> [Exercise brief]: Below is a listing; restate from it, character for character, the lines beginning at the line holding "Write the Plotly code for this chart." and ending at the line holding "y_minor_vals = [m", both included.

> [Given data]:

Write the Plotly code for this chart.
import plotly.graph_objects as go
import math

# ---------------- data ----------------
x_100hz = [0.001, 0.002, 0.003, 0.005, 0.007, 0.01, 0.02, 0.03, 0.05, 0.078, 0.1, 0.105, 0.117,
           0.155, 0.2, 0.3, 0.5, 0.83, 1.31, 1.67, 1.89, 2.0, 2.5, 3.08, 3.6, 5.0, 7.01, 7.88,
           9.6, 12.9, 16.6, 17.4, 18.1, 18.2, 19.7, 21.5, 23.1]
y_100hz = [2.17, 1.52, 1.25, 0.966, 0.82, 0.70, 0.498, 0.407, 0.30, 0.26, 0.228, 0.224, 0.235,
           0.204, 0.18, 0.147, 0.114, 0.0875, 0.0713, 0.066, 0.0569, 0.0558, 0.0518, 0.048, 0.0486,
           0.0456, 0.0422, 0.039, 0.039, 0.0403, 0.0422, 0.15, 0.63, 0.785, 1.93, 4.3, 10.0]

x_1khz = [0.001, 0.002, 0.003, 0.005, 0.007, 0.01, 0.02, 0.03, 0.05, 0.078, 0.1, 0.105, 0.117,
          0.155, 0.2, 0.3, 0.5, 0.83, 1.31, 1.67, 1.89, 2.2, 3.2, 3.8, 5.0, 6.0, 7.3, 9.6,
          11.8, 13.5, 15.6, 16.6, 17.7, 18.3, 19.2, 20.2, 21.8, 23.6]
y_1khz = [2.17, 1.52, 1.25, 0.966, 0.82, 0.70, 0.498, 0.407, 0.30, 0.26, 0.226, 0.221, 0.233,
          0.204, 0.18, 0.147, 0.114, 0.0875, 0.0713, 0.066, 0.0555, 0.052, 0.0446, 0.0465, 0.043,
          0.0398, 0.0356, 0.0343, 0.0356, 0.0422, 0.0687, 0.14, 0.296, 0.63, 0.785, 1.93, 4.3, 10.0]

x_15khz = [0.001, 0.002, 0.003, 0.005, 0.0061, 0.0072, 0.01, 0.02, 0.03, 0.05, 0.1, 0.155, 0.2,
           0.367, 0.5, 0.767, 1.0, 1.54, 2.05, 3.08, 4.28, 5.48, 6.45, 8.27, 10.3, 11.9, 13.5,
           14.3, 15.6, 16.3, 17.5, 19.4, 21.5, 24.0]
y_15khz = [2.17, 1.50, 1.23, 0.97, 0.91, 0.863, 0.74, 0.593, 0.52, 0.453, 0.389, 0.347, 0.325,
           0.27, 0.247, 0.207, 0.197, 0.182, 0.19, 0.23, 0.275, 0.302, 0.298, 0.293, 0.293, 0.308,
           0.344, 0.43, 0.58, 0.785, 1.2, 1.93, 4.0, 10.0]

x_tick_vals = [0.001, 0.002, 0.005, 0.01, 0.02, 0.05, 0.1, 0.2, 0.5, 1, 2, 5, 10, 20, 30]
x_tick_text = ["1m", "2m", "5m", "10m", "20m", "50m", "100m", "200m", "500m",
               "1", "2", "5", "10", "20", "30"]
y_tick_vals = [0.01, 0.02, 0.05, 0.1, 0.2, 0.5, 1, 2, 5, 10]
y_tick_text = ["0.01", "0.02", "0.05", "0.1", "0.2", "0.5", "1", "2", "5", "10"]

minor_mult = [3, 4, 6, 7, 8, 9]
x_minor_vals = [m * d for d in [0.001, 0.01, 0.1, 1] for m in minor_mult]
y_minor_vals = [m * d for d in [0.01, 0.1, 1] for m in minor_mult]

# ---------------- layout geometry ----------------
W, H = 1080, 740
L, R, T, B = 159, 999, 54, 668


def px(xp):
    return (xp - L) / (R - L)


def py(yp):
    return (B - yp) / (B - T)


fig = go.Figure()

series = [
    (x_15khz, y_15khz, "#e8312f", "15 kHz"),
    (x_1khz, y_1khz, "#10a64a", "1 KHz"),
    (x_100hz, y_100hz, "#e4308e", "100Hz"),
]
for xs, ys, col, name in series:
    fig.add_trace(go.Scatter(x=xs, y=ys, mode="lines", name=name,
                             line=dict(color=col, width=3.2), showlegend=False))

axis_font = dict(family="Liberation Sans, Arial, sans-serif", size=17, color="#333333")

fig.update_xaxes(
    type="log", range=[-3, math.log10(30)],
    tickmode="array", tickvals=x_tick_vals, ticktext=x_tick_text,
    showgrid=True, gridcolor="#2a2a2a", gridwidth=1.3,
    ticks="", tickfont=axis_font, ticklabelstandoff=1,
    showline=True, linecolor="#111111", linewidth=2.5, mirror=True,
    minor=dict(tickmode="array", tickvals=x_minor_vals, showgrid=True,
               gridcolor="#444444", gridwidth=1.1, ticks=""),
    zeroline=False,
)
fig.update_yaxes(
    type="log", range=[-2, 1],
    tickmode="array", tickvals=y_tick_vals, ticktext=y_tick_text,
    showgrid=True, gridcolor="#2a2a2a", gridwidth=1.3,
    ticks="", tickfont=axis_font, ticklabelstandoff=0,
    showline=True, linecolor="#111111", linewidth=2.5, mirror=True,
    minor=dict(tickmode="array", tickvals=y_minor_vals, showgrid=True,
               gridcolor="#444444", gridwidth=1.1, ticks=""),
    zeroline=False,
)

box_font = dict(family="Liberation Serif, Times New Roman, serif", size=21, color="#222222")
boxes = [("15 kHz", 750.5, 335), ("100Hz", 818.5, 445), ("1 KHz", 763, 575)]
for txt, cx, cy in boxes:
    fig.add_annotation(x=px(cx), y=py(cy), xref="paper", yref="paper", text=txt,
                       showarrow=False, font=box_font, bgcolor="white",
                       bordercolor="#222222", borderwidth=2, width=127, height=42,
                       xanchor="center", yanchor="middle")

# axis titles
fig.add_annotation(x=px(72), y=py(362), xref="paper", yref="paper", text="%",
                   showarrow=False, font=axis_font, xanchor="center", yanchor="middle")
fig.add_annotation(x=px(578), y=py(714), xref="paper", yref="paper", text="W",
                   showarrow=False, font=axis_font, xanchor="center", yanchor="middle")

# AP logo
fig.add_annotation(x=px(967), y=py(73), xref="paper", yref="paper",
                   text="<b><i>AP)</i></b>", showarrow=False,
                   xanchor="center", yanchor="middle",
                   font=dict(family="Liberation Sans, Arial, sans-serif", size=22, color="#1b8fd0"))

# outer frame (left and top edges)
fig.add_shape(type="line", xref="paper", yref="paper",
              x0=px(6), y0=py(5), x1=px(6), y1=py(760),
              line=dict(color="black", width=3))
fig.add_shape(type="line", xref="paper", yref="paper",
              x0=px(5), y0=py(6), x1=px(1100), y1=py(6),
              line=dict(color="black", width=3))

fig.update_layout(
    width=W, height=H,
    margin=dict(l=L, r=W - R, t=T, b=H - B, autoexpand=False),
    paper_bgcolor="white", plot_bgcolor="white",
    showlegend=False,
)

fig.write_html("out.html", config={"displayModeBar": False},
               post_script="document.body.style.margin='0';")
==
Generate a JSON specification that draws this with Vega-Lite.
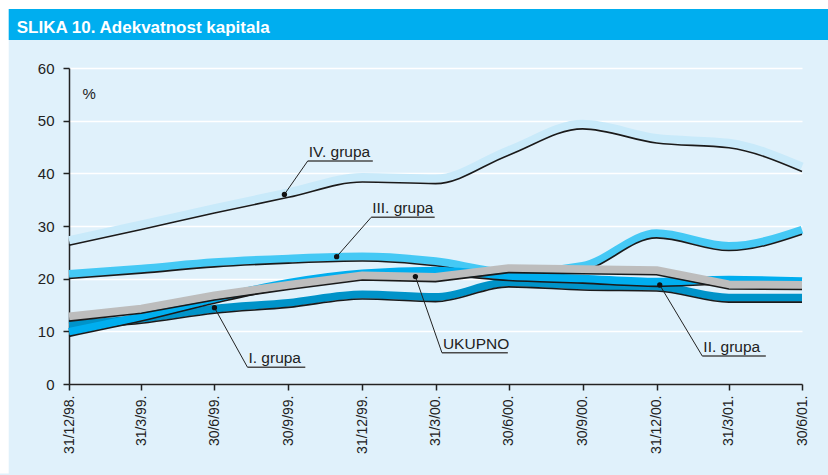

> [Answer to the task]:
Write the Plotly code for this chart.
import plotly.graph_objects as go
import math

# ---------------- data ----------------
x_100hz = [0.001, 0.002, 0.003, 0.005, 0.007, 0.01, 0.02, 0.03, 0.05, 0.078, 0.1, 0.105, 0.117,
           0.155, 0.2, 0.3, 0.5, 0.83, 1.31, 1.67, 1.89, 2.0, 2.5, 3.08, 3.6, 5.0, 7.01, 7.88,
           9.6, 12.9, 16.6, 17.4, 18.1, 18.2, 19.7, 21.5, 23.1]
y_100hz = [2.17, 1.52, 1.25, 0.966, 0.82, 0.70, 0.498, 0.407, 0.30, 0.26, 0.228, 0.224, 0.235,
           0.204, 0.18, 0.147, 0.114, 0.0875, 0.0713, 0.066, 0.0569, 0.0558, 0.0518, 0.048, 0.0486,
           0.0456, 0.0422, 0.039, 0.039, 0.0403, 0.0422, 0.15, 0.63, 0.785, 1.93, 4.3, 10.0]

x_1khz = [0.001, 0.002, 0.003, 0.005, 0.007, 0.01, 0.02, 0.03, 0.05, 0.078, 0.1, 0.105, 0.117,
          0.155, 0.2, 0.3, 0.5, 0.83, 1.31, 1.67, 1.89, 2.2, 3.2, 3.8, 5.0, 6.0, 7.3, 9.6,
          11.8, 13.5, 15.6, 16.6, 17.7, 18.3, 19.2, 20.2, 21.8, 23.6]
y_1khz = [2.17, 1.52, 1.25, 0.966, 0.82, 0.70, 0.498, 0.407, 0.30, 0.26, 0.226, 0.221, 0.233,
          0.204, 0.18, 0.147, 0.114, 0.0875, 0.0713, 0.066, 0.0555, 0.052, 0.0446, 0.0465, 0.043,
          0.0398, 0.0356, 0.0343, 0.0356, 0.0422, 0.0687, 0.14, 0.296, 0.63, 0.785, 1.93, 4.3, 10.0]

x_15khz = [0.001, 0.002, 0.003, 0.005, 0.0061, 0.0072, 0.01, 0.02, 0.03, 0.05, 0.1, 0.155, 0.2,
           0.367, 0.5, 0.767, 1.0, 1.54, 2.05, 3.08, 4.28, 5.48, 6.45, 8.27, 10.3, 11.9, 13.5,
           14.3, 15.6, 16.3, 17.5, 19.4, 21.5, 24.0]
y_15khz = [2.17, 1.50, 1.23, 0.97, 0.91, 0.863, 0.74, 0.593, 0.52, 0.453, 0.389, 0.347, 0.325,
           0.27, 0.247, 0.207, 0.197, 0.182, 0.19, 0.23, 0.275, 0.302, 0.298, 0.293, 0.293, 0.308,
           0.344, 0.43, 0.58, 0.785, 1.2, 1.93, 4.0, 10.0]

x_tick_vals = [0.001, 0.002, 0.005, 0.01, 0.02, 0.05, 0.1, 0.2, 0.5, 1, 2, 5, 10, 20, 30]
x_tick_text = ["1m", "2m", "5m", "10m", "20m", "50m", "100m", "200m", "500m",
               "1", "2", "5", "10", "20", "30"]
y_tick_vals = [0.01, 0.02, 0.05, 0.1, 0.2, 0.5, 1, 2, 5, 10]
y_tick_text = ["0.01", "0.02", "0.05", "0.1", "0.2", "0.5", "1", "2", "5", "10"]

minor_mult = [3, 4, 6, 7, 8, 9]
x_minor_vals = [m * d for d in [0.001, 0.01, 0.1, 1] for m in minor_mult]
y_minor_vals = [m * d for d in [0.01, 0.1, 1] for m in minor_mult]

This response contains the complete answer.